# How do you solve the system of equations 3x+2y=12 and y=x+1?

##### 1 Answer
Nov 7, 2016

$\left(2 , 3\right)$

#### Explanation:

In solving systems of linear equations, you can use the elimination method, substitution method or graphing. Using any of these three methods would yield the same answer so it is up to you to choose which method you are most comfortable with. However in this case, I would show both the elimination and substitution method to demonstrate that regardless of the method used, you will arrive with the same solution set.

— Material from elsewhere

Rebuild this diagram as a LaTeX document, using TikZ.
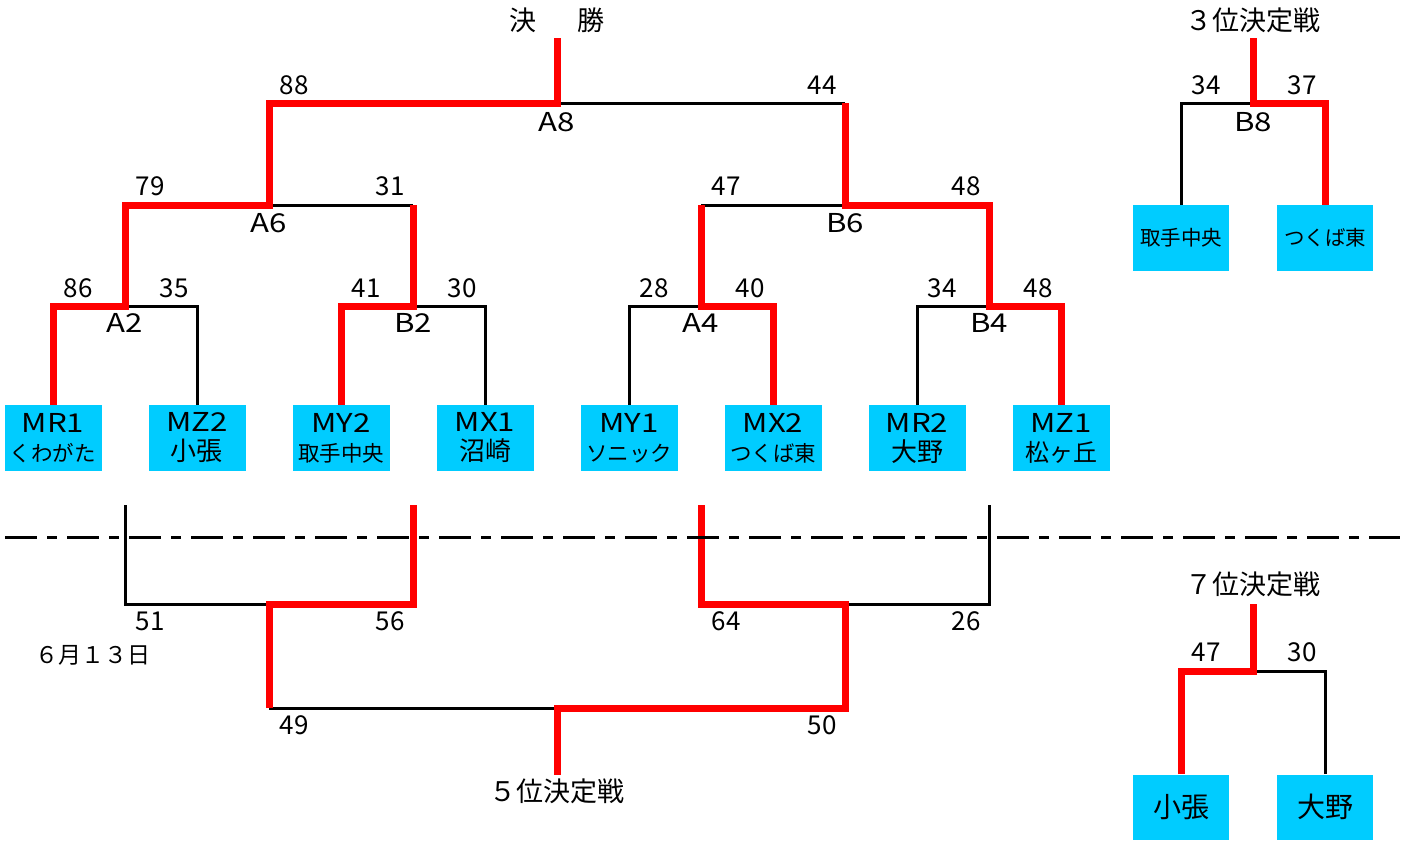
\documentclass[tikz,border=0pt]{standalone}
\usepackage{fontspec}
\setmainfont{Noto Sans CJK JP}
\newfontfamily\widefont{Noto Sans CJK JP}[FakeStretch=1.2]
\usetikzlibrary{positioning}
\definecolor{teamblue}{RGB}{0,204,255}
\newcommand\nm{\fontsize{10.75}{14.5}\selectfont}
\newcommand\code[1]{{\widefont #1}}

\begin{document}
\begin{tikzpicture}[x=0.5pt,y=-0.5pt,
    team/.style={fill=teamblue, minimum width=48.5pt, minimum height=33pt,
      inner sep=0pt, align=center, font=\fontsize{13}{14.5}\selectfont},
    win/.style={draw=red, line width=3.5pt},
    lose/.style={draw=black, line width=1.5pt},
    score/.style={font=\fontsize{13}{15}\selectfont, inner sep=0pt},
    tag/.style={font=\widefont\fontsize{13}{15}\selectfont, inner sep=0pt},
    heading/.style={font=\fontsize{13.5}{16}\selectfont, inner sep=0pt}]

  \useasboundingbox (0,0) rectangle (1410,841);

  % teams
  \begin{scope}[every node/.style={team}]
    \node (MR1) at (53,438)   {\code{MR1}\\{\nm くわがた}};
    \node (MZ2) at (197,438)  {\code{MZ2}\\小張};
    \node (MY2) at (341,438)  {\code{MY2}\\{\nm 取手中央}};
    \node (MX1) at (485,438)  {\code{MX1}\\沼崎};
    \node (MY1) at (629,438)  {\code{MY1}\\{\nm ソニック}};
    \node (MX2) at (773,438)  {\code{MX2}\\{\nm つくば東}};
    \node (MR2) at (917,438)  {\code{MR2}\\大野};
    \node (MZ1) at (1061,438) {\code{MZ1}\\{\fontsize{12}{14.5}\selectfont 松ヶ丘}};
  \end{scope}
  \begin{scope}[every node/.style={team, minimum width=48pt, font=\fontsize{10.25}{12}\selectfont}]
    \node (K1) at (1181,238) {取手中央};
    \node (K2) at (1325,238) {つくば東};
  \end{scope}
  \begin{scope}[every node/.style={team, minimum width=48pt, minimum height=32.5pt, font=\fontsize{14}{16}\selectfont}]
    \node (L1) at (1181,807) {小張};
    \node (L2) at (1325,807) {大野};
  \end{scope}

  % junctions
  \coordinate (A2) at (125,306);
  \coordinate (B2) at (413,306);
  \coordinate (A4) at (701,306);
  \coordinate (B4) at (989,306);
  \coordinate (A6) at (269,205);
  \coordinate (B6) at (845,205);
  \coordinate (A8) at (557,103);
  \coordinate (F)  at (557,38);
  \coordinate (B8) at (1253,103);
  \coordinate (T3) at (1253,38);
  \coordinate (s1) at (125,505);
  \coordinate (s2) at (413,505);
  \coordinate (s3) at (701,505);
  \coordinate (s4) at (989,505);
  \coordinate (C1) at (269,604);
  \coordinate (C2) at (845,604);
  \coordinate (C3) at (557,708);
  \coordinate (E5) at (557,775);
  \coordinate (J7) at (1253,671);
  \coordinate (T7) at (1253,604);

  % losing sides
  \begin{scope}[every path/.style={lose}]
    \draw (MZ2.north) |- (A2);
    \draw (MX1.north) |- (B2);
    \draw (MY1.north) |- (A4);
    \draw (MR2.north) |- (B4);
    \draw (B2 |- A6) -- (A6);
    \draw (A4 |- B6) -- (B6);
    \draw (B6 |- A8) -- (A8);
    \draw (K1.north) |- (B8);
    \draw (s1) |- (C1);
    \draw (s4) |- (C2);
    \draw (C1 |- C3) -- (C3);
    \draw (L2.north) |- (J7);
  \end{scope}

  % winning sides
  \begin{scope}[every path/.style={win}]
    \draw (MR1.north) |- (A2) |- (A6) |- (A8) -- (F);
    \draw (MY2.north) |- (B2) -- (B2 |- A6);
    \draw (MX2.north) |- (A4) -- (A4 |- B6);
    \draw (MZ1.north) |- (B4) |- (B6) -- (B6 |- A8);
    \draw (K2.north) |- (B8) -- (T3);
    \draw (s2) |- (C1) -- (C1 |- C3);
    \draw (s3) |- (C2) |- (C3) -- (E5);
    \draw (L1.north) |- (J7) -- (T7);
  \end{scope}

  \draw[line width=1.5pt, dash pattern=on 16pt off 5pt on 5pt off 5pt] (5,537) -- (1400,537);

  % scores
  \begin{scope}[every node/.style={score}]
    \node (A2l) at (78,288)   {86};
    \node (A2r) at (174,288)  {35};
    \node (B2l) at (366,288)  {41};
    \node (B2r) at (462,288)  {30};
    \node (A4l) at (654,288)  {28};
    \node (A4r) at (750,288)  {40};
    \node (B4l) at (942,288)  {34};
    \node (B4r) at (1038,288) {48};
    \node (A6l) at (150,186)  {79};
    \node (A6r) at (390,186)  {31};
    \node (B6l) at (726,186)  {47};
    \node (B6r) at (966,186)  {48};
    \node (A8l) at (294,85)   {88};
    \node (A8r) at (822,85)   {44};
    \node (B8l) at (1206,85)  {34};
    \node (B8r) at (1302,85)  {37};
    \node (C1l) at (150,621)  {51};
    \node (C1r) at (390,621)  {56};
    \node (C2l) at (726,621)  {64};
    \node (C2r) at (966,621)  {26};
    \node (C3l) at (294,725)  {49};
    \node (C3r) at (822,725)  {50};
    \node (J7l) at (1206,652) {47};
    \node (J7r) at (1302,652) {30};
  \end{scope}

  % match names
  \begin{scope}[every node/.style={tag}]
    \node (A2t) at (125,323)  {A2};
    \node (B2t) at (413,323)  {B2};
    \node (A4t) at (701,323)  {A4};
    \node (B4t) at (989,323)  {B4};
    \node (A6t) at (269,223)  {A6};
    \node (B6t) at (845,223)  {B6};
    \node (A8t) at (557,122)  {A8};
    \node (B8t) at (1253,122) {B8};
  \end{scope}

  % headings
  \begin{scope}[every node/.style={heading}]
    \node (final) at (557,20)   {決\hspace{1.5em}勝};
    \node (third) at (1253,20)  {３位決定戦};
    \node (fifth) at (557,791)  {５位決定戦};
    \node (seventh) at (1253,584) {７位決定戦};
    \node[font=\fontsize{11.5}{14}\selectfont] (day) at (93,655) {６月１３日};
  \end{scope}

\end{tikzpicture}
\end{document}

*graphing will not be done since it is difficult to show graphs using this medium and since it is difficult to determine the exact solutions if the values are not whole numbers

$3 x + 2 y = 12$
$y = x + 1$

Substitution Method
Since $y$ is already isolated in the second equation we can use that value, to substitute for $y$ in the first equation.

$3 x + 2 \left(x + 1\right) = 12$
$3 x + 2 x + 2 = 12$
$5 x = 12 - 2$
$5 x = 10$
$x = 2$

Substitute the computed value of $x$ to the second equation to determine the value of $y$.

$y = 2 + 1$
$y = 3$

Elimination Method
$3 x + 2 y = 12$
$x - y = - 1$

Multiply the second equation by 2 to eliminate $x$ or you can also multiply the second equation by 3 to eliminate $y$. However since it is easier to multiply by 2, I will follow the first method.

$3 x + 2 y = 12$
$2 x - 2 y = - 2$

Adding the two equations eliminates the $y$ variable.

$5 x = 10$
$x = 2$

Substitute the computed value of $x$ to the second equation to determine the value of $y$.

$y = 2 + 1$
$y = 3$

Solution Set: $\left(2 , 3\right)$